• WORK INSTRUCTIONS:
Set the listing down unchanged, minus every embedded image.

(begin)

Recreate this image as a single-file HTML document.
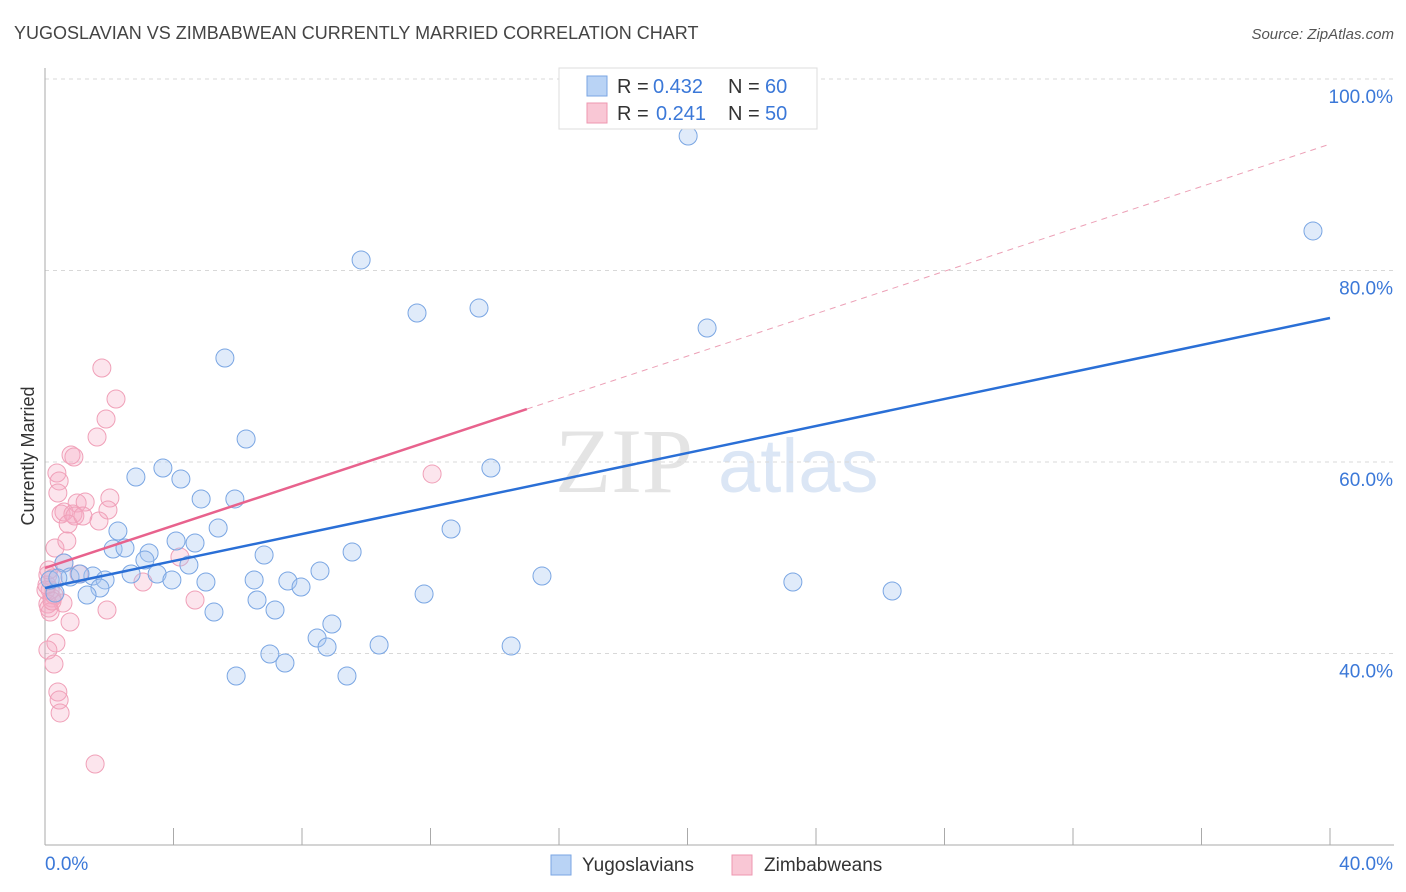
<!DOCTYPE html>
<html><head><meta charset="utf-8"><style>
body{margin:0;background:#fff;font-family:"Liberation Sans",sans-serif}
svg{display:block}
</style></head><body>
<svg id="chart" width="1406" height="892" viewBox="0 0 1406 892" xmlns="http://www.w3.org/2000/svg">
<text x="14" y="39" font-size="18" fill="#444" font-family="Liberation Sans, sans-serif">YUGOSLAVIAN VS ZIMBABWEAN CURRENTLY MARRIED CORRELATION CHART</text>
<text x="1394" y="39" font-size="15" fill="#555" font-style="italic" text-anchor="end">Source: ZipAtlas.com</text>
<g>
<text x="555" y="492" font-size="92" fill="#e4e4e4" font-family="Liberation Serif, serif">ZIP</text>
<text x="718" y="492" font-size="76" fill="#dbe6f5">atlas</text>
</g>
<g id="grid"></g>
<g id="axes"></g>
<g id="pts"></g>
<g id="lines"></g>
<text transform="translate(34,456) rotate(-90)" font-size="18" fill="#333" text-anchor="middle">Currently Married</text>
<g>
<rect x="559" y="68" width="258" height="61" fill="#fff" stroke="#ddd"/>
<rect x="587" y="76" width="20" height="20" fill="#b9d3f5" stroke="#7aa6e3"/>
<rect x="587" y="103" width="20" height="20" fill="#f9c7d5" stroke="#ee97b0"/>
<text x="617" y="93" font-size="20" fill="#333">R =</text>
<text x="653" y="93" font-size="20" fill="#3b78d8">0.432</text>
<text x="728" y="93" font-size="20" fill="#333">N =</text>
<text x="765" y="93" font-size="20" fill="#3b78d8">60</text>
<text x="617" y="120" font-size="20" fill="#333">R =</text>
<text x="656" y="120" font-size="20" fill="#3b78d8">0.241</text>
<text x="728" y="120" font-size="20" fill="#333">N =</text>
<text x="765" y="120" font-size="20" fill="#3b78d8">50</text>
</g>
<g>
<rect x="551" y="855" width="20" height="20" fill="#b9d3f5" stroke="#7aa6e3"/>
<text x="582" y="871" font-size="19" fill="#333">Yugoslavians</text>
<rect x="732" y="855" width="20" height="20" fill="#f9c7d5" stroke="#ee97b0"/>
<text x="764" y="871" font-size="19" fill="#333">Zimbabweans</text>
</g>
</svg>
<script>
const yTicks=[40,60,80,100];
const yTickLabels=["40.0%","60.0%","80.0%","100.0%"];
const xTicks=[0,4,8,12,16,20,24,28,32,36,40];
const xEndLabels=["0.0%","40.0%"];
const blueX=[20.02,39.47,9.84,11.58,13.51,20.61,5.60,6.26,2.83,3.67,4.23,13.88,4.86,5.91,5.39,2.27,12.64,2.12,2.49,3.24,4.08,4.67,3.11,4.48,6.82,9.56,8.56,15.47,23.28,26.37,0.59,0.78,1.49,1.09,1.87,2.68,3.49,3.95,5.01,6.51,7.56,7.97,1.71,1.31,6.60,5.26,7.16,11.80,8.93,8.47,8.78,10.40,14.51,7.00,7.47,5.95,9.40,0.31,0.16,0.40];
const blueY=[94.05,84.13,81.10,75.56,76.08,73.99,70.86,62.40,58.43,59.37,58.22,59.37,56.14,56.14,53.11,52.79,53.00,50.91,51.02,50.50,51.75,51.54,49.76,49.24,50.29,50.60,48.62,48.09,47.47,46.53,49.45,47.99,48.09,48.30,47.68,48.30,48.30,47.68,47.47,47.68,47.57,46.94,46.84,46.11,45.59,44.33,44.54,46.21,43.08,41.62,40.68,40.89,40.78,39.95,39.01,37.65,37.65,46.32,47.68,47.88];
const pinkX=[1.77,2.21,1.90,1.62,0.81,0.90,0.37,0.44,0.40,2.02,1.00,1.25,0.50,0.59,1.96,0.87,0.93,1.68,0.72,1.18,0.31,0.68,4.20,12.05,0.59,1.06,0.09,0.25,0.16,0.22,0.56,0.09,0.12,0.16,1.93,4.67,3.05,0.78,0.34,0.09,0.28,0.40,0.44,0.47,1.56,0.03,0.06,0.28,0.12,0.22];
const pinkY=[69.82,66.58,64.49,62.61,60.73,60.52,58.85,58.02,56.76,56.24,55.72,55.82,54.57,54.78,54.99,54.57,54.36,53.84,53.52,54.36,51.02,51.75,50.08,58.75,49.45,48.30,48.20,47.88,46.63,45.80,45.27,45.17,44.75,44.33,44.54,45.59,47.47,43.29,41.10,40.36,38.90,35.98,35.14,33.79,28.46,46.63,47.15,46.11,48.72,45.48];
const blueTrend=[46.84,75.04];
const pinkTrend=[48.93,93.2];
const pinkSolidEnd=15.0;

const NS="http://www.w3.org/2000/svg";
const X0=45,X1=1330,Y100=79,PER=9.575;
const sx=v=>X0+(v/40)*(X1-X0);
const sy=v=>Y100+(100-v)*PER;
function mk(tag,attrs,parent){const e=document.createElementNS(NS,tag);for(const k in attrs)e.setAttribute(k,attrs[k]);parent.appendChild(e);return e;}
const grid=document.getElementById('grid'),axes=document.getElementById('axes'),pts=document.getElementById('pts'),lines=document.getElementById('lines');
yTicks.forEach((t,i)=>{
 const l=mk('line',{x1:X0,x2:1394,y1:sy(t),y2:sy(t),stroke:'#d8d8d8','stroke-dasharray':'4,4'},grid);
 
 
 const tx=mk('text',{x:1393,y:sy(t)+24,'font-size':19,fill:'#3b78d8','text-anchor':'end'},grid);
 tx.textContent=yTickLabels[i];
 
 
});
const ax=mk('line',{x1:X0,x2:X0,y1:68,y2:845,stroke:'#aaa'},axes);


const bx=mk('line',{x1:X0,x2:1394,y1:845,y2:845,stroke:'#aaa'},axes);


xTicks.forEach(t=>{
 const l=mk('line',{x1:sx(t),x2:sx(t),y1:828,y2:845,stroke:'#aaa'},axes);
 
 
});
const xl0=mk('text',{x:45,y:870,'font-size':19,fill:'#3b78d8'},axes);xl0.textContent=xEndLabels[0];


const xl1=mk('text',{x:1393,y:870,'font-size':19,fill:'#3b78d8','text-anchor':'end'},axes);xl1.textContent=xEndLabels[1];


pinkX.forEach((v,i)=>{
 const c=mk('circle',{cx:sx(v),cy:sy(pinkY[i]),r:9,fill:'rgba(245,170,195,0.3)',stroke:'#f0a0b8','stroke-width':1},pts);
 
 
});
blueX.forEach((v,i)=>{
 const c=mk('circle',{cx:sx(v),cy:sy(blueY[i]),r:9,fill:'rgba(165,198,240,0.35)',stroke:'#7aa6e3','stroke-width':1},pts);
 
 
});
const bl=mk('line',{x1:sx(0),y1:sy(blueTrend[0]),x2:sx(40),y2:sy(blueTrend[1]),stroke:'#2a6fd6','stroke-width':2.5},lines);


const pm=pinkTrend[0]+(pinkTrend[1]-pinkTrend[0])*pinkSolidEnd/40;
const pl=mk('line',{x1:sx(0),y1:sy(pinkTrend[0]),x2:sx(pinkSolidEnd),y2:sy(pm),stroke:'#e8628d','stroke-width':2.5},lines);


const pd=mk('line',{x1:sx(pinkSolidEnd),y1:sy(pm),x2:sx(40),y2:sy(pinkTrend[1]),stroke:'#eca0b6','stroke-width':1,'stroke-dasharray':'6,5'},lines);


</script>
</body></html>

(end)

• SOLUTION TO THE PROBLEM:
Recreate this image as a single-file HTML document.
<!DOCTYPE html>
<html><head><meta charset="utf-8"><style>
body{margin:0;background:#fff;font-family:"Liberation Sans",sans-serif}
svg{display:block}
</style></head><body>
<svg id="chart" width="1406" height="892" viewBox="0 0 1406 892" xmlns="http://www.w3.org/2000/svg">
<text x="14" y="39" font-size="18" fill="#444" font-family="Liberation Sans, sans-serif">YUGOSLAVIAN VS ZIMBABWEAN CURRENTLY MARRIED CORRELATION CHART</text>
<text x="1394" y="39" font-size="15" fill="#555" font-style="italic" text-anchor="end">Source: ZipAtlas.com</text>
<g>
<text x="555" y="492" font-size="92" fill="#e4e4e4" font-family="Liberation Serif, serif">ZIP</text>
<text x="718" y="492" font-size="76" fill="#dbe6f5">atlas</text>
</g>
<g id="grid"></g>
<g id="axes"></g>
<g id="pts"></g>
<g id="lines"></g>
<text transform="translate(34,456) rotate(-90)" font-size="18" fill="#333" text-anchor="middle">Currently Married</text>
<g>
<rect x="559" y="68" width="258" height="61" fill="#fff" stroke="#ddd"/>
<rect x="587" y="76" width="20" height="20" fill="#b9d3f5" stroke="#7aa6e3"/>
<rect x="587" y="103" width="20" height="20" fill="#f9c7d5" stroke="#ee97b0"/>
<text x="617" y="93" font-size="20" fill="#333">R =</text>
<text x="653" y="93" font-size="20" fill="#3b78d8">0.432</text>
<text x="728" y="93" font-size="20" fill="#333">N =</text>
<text x="765" y="93" font-size="20" fill="#3b78d8">60</text>
<text x="617" y="120" font-size="20" fill="#333">R =</text>
<text x="656" y="120" font-size="20" fill="#3b78d8">0.241</text>
<text x="728" y="120" font-size="20" fill="#333">N =</text>
<text x="765" y="120" font-size="20" fill="#3b78d8">50</text>
</g>
<g>
<rect x="551" y="855" width="20" height="20" fill="#b9d3f5" stroke="#7aa6e3"/>
<text x="582" y="871" font-size="19" fill="#333">Yugoslavians</text>
<rect x="732" y="855" width="20" height="20" fill="#f9c7d5" stroke="#ee97b0"/>
<text x="764" y="871" font-size="19" fill="#333">Zimbabweans</text>
</g>
</svg>
<script>
const yTicks=[40,60,80,100];
const yTickLabels=["40.0%","60.0%","80.0%","100.0%"];
const xTicks=[0,4,8,12,16,20,24,28,32,36,40];
const xEndLabels=["0.0%","40.0%"];
const blueX=[20.02,39.47,9.84,11.58,13.51,20.61,5.60,6.26,2.83,3.67,4.23,13.88,4.86,5.91,5.39,2.27,12.64,2.12,2.49,3.24,4.08,4.67,3.11,4.48,6.82,9.56,8.56,15.47,23.28,26.37,0.59,0.78,1.49,1.09,1.87,2.68,3.49,3.95,5.01,6.51,7.56,7.97,1.71,1.31,6.60,5.26,7.16,11.80,8.93,8.47,8.78,10.40,14.51,7.00,7.47,5.95,9.40,0.31,0.16,0.40];
const blueY=[94.05,84.13,81.10,75.56,76.08,73.99,70.86,62.40,58.43,59.37,58.22,59.37,56.14,56.14,53.11,52.79,53.00,50.91,51.02,50.50,51.75,51.54,49.76,49.24,50.29,50.60,48.62,48.09,47.47,46.53,49.45,47.99,48.09,48.30,47.68,48.30,48.30,47.68,47.47,47.68,47.57,46.94,46.84,46.11,45.59,44.33,44.54,46.21,43.08,41.62,40.68,40.89,40.78,39.95,39.01,37.65,37.65,46.32,47.68,47.88];
const pinkX=[1.77,2.21,1.90,1.62,0.81,0.90,0.37,0.44,0.40,2.02,1.00,1.25,0.50,0.59,1.96,0.87,0.93,1.68,0.72,1.18,0.31,0.68,4.20,12.05,0.59,1.06,0.09,0.25,0.16,0.22,0.56,0.09,0.12,0.16,1.93,4.67,3.05,0.78,0.34,0.09,0.28,0.40,0.44,0.47,1.56,0.03,0.06,0.28,0.12,0.22];
const pinkY=[69.82,66.58,64.49,62.61,60.73,60.52,58.85,58.02,56.76,56.24,55.72,55.82,54.57,54.78,54.99,54.57,54.36,53.84,53.52,54.36,51.02,51.75,50.08,58.75,49.45,48.30,48.20,47.88,46.63,45.80,45.27,45.17,44.75,44.33,44.54,45.59,47.47,43.29,41.10,40.36,38.90,35.98,35.14,33.79,28.46,46.63,47.15,46.11,48.72,45.48];
const blueTrend=[46.84,75.04];
const pinkTrend=[48.93,93.2];
const pinkSolidEnd=15.0;

const NS="http://www.w3.org/2000/svg";
const X0=45,X1=1330,Y100=79,PER=9.575;
const sx=v=>X0+(v/40)*(X1-X0);
const sy=v=>Y100+(100-v)*PER;
function mk(tag,attrs,parent){const e=document.createElementNS(NS,tag);for(const k in attrs)e.setAttribute(k,attrs[k]);parent.appendChild(e);return e;}
const grid=document.getElementById('grid'),axes=document.getElementById('axes'),pts=document.getElementById('pts'),lines=document.getElementById('lines');
yTicks.forEach((t,i)=>{
 const l=mk('line',{x1:X0,x2:1394,y1:sy(t),y2:sy(t),stroke:'#d8d8d8','stroke-dasharray':'4,4'},grid);
 
 
 const tx=mk('text',{x:1393,y:sy(t)+24,'font-size':19,fill:'#3b78d8','text-anchor':'end'},grid);
 tx.textContent=yTickLabels[i];
 
 
});
const ax=mk('line',{x1:X0,x2:X0,y1:68,y2:845,stroke:'#aaa'},axes);


const bx=mk('line',{x1:X0,x2:1394,y1:845,y2:845,stroke:'#aaa'},axes);


xTicks.forEach(t=>{
 const l=mk('line',{x1:sx(t),x2:sx(t),y1:828,y2:845,stroke:'#aaa'},axes);
 
 
});
const xl0=mk('text',{x:45,y:870,'font-size':19,fill:'#3b78d8'},axes);xl0.textContent=xEndLabels[0];


const xl1=mk('text',{x:1393,y:870,'font-size':19,fill:'#3b78d8','text-anchor':'end'},axes);xl1.textContent=xEndLabels[1];


pinkX.forEach((v,i)=>{
 const c=mk('circle',{cx:sx(v),cy:sy(pinkY[i]),r:9,fill:'rgba(245,170,195,0.3)',stroke:'#f0a0b8','stroke-width':1},pts);
 
 
});
blueX.forEach((v,i)=>{
 const c=mk('circle',{cx:sx(v),cy:sy(blueY[i]),r:9,fill:'rgba(165,198,240,0.35)',stroke:'#7aa6e3','stroke-width':1},pts);
 
 
});
const bl=mk('line',{x1:sx(0),y1:sy(blueTrend[0]),x2:sx(40),y2:sy(blueTrend[1]),stroke:'#2a6fd6','stroke-width':2.5},lines);


const pm=pinkTrend[0]+(pinkTrend[1]-pinkTrend[0])*pinkSolidEnd/40;
const pl=mk('line',{x1:sx(0),y1:sy(pinkTrend[0]),x2:sx(pinkSolidEnd),y2:sy(pm),stroke:'#e8628d','stroke-width':2.5},lines);


const pd=mk('line',{x1:sx(pinkSolidEnd),y1:sy(pm),x2:sx(40),y2:sy(pinkTrend[1]),stroke:'#eca0b6','stroke-width':1,'stroke-dasharray':'6,5'},lines);


</script>
</body></html>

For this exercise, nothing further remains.